German (DIN 4102), Belgium (NBN 713020), European test EN 50577, Australian (ASNZS3013)
In recognition of this contradiction in testing essential cables differently to every other component, structure and element of building construction required to have a fire rating, Germany, Belgium, Australia and New Zealand have now moved to furnace testing the circuit integrity of essential cables. These furnace tests use the standard time temperature protocol, and therefore are more realistic. These tests, however, still have important deficiencies as cable specimens are only mounted horizontally and are mostly supported by the cable tray or supports during the test. This ignores the critical effect of mass and gravity on the cables, supports and fixings in vertical installations.
The ‘product only’ approach to life-safety and firefighting equipment cables, where components are individually tested, then combined together in the hope that somehow the assembled products will provide a reliable ‘system’ performance is fundamentally flawed and introduces a potentially dangerous unknown.
It is important to understand the interactions between different materials under real fire conditions. This was clearly demonstrated when the reaction between zinc galvanization in conduits and copper conductors of fire-resistant cables was identified, resulting in random and premature cable failures. UL investigated and subsequently withdrew all certifications for fire-resistant cables in June 2012 pending a full review of all testing.

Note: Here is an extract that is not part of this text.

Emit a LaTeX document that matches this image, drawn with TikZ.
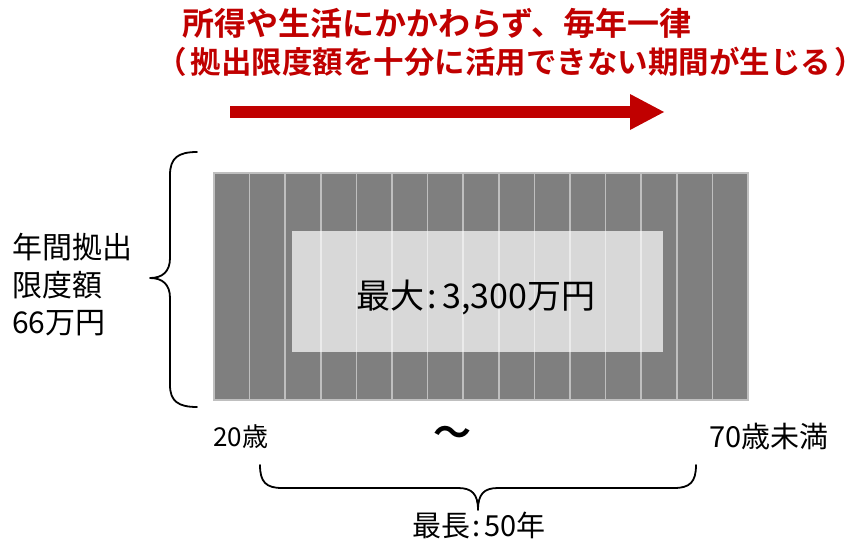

The result of the complete review by UL changed the testing protocol in the USA from testing cables to testing full wiring systems together including the cable, cable supports, couplings, boxes/conduit bodies, optional splices/joints, vertical supports, earths, pulling lubricants, cable tray/ladder and metal conduits.
A similar finding was exposed by Factwire in Hongkong where 9 out of 12 BS 6387 CWZ cables installed in Hong Kong buildings were found to fail the test when installed in conduits.
Today UL 2196 is the only test protocol anywhere in the world that requires testing of fire-resistant cable systems in full scale as a complete system, in both horizontal and vertical configurations and where the system as tested, with all its tested components, mounting and fixing configurations are listed. UL also requires cable circuits to be tested in groups of five from smallest to largest in full-scale horizontal and vertical installations. All five specimens in each vertical and horizontal configuration must pass the fire test with no failures including the subsequent full-pressure firefighter’s hose test to be certified and listed as a 2-hour fire-rated wiring system (unlike BS6387 and AS/NZS3013, which allow a two-out-of-three test pass criteria).

New trends for fire-performance cables
Cables together with their respective wiring system components must be certified together if test results and certifications are to have any practical meaning. Underwriters Laboratories UL 2196 takes a ‘full system’ approach rather than a ‘product only’ approach to test compliance. This ensures that the full wiring system tested will most likely be ‘fit for the purpose intended’ during real fires.
Underwriters Laboratories list several types of cables and their associated wiring systems that meet and have been certified to the UL2196 stringent FHIT 2-hour fire resistance furnace test immediately followed by a full pressure firefighter’s hose stream test. These cables include Metal Clad (MC) cables and Mineral Insulated Copper Clad (MICC) cables.